State v. Ward

DEITS, P. J.

Defendant pleaded no contest to attempted rape in the second degree, ORS 163.365; ORS 161.405, in exchange for the dismissal of one count of attempted rape in the first degree, ORS 163.375; ORS 161.405, and two counts of sexual abuse in the second degree, ORS 163.425.1 The sentencing court suspended imposition of sentence and placed defendant on probation for five years, subject to several special conditions. He appeals from the judgment, seeking modification of his sentence. We affirm.

Defendant makes four assignments of error. He concedes that none of the alleged errors was preserved below, hut requests that we exercise our discretion to review them as apparent on the face of the record. ORAP 5.45(2); Ailes v. Portland Meadows, Inc., 312 Or 376, 823 P2d 956 (1991). Two of the alleged errors, however, are not apparent on the face of the record and, thus, are not reviewable. We decline to exercise our discretion to review a third unpreserved error.

In his remaining assignment of error, defendant contends that the sentencing court exceeded its authority by ordering him to submit to random blood and breath tests at the direction of his probation officer.2 We have held that where the legislature has addressed a special condition of probation, a sentencing court must conform to the statutorily defined limits of that condition. State v. Schwab, 95 Or App 593, 596-97, 771 P2d 277 (1989). Here, the court’s oral ruling conformed to the statute; defendant was required to submit to the tests at the request of the probation officer having reasonable grounds to believe that the results would disclose evidence of a probation violation. ORS 137.540(2)(k).3 The *412court’s written order, however, was a “check-the-box’ ’ pre-printed form. The box that corresponded to the court’s oral ruling ordered defendant to submit to the tests, but it did not include the requirement that the probation officer have reasonable grounds to believe that the results would evince a probation violation. The state concedes that, by using the preprinted form, the court exceeded its statutory authority, and that the error is apparent on the face of the record. State v. Hagger, 107 Or App 251, 252, 810 P2d 1356 (1991). We agree that this is an error of law apparent on the face of the record and that we may exercise our discretion to reach it.
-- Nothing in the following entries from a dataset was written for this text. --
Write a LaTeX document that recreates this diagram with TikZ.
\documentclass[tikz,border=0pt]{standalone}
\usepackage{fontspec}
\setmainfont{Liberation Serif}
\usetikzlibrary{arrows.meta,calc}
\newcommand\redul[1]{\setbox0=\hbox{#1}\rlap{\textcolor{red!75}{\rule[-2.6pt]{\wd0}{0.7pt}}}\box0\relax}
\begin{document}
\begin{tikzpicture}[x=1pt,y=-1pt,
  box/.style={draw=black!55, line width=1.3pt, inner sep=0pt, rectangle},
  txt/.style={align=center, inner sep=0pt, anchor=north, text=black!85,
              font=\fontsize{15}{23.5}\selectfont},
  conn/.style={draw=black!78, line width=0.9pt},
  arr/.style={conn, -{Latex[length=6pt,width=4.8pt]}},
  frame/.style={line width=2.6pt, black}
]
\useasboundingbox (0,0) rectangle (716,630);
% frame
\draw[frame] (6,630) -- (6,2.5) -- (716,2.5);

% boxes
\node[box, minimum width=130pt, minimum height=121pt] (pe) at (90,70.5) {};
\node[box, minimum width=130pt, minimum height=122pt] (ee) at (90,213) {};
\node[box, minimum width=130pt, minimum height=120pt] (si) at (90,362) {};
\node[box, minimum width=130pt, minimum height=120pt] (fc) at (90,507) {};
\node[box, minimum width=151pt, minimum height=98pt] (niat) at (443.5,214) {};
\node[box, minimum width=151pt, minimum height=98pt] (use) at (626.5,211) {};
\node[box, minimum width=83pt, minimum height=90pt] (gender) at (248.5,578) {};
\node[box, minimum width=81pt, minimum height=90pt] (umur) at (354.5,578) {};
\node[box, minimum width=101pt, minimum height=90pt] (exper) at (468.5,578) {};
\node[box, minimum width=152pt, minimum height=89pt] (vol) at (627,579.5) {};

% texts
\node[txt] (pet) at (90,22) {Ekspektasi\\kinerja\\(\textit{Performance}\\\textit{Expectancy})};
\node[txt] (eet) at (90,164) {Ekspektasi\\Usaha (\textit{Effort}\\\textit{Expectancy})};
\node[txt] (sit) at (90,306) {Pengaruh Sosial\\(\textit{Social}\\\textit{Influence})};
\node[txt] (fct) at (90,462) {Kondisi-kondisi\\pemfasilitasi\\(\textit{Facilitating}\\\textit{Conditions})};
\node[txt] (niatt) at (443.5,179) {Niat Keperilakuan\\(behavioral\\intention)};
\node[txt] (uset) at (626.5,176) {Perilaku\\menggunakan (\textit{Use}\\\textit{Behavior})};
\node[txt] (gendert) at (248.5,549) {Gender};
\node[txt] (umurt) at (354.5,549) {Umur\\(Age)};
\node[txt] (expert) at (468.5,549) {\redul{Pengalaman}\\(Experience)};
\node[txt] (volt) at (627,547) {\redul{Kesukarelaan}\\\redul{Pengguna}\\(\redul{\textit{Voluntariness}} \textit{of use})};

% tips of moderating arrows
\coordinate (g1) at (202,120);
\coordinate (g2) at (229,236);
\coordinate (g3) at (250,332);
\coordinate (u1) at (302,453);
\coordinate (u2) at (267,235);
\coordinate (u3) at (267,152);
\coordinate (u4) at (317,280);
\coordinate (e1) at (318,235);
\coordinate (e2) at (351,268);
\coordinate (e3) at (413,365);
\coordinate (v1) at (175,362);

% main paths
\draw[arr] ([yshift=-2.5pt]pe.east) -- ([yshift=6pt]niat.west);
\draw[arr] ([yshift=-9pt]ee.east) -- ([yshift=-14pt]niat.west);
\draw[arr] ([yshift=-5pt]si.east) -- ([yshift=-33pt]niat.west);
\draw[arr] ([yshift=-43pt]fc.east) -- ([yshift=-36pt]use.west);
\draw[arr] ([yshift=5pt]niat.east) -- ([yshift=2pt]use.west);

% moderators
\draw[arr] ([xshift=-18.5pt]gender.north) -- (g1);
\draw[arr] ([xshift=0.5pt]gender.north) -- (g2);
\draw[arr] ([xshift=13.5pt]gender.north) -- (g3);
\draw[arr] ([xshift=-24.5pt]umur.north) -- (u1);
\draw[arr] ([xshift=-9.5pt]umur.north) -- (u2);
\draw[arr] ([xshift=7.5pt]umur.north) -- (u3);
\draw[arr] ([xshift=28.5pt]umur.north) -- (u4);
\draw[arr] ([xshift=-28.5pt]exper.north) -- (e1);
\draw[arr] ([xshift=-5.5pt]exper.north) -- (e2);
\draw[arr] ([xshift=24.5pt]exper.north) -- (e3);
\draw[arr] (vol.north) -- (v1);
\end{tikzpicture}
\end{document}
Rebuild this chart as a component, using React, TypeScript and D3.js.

As we said in State v. Jones, 129 Or App 413, 416-17, 879 P2d 881 (1994), when the state concedes error, several of the factors that might otherwise dissuade us from reviewing unpreserved errors are less compelling. Here, however, other factors outweigh our consideration of the state’s concession, such as defendant’s failure to take advantage of the statutory remedy for clerical errors, ORS 138.083, and the arguably “non-egregious” nature of the error. See State v. Rood, 129 Or App 422, 879 P2d 886 (1994). Thus, we decline to exercise our discretion to review this error.

Affirmed.

Because defendant was convicted for acts committed before November 1, 1989, ORS 138.222(2)(d) does not preclude our review of a sentence resulting from plea negotiations. See State v. Adams, 315 Or 359, 847 P2d 397 (1993); State v. Kilborn, 120 Or App 462, 852 P2d 935 (1993); State v. Johnston, 120 Or App 165, 851 P2d 1156, rev den 317 Or 272 (1993); see also State v. George, 127 Or App 581, 873 P2d 468, rev den 319 Or 274 (1994).

Probation condition 5 required that defendant submit to “random blood, breath or urine test upon request of Probation Officer.” Defendant acknowledges that the court was authorized to require random urine tests, ORS 137.540(2)(f) (amended in 1993), and does not challenge that part of the condition.

At the time of defendant’s sentencing, ORS 137.540(2)(k) provided, in part, that the probationer shall

*412“[s]ubmit to breath test or blood test to determine blood alcohol content upon request of a probation officer having reasonable grounds to believe the results would disclose evidence of a probation violation.”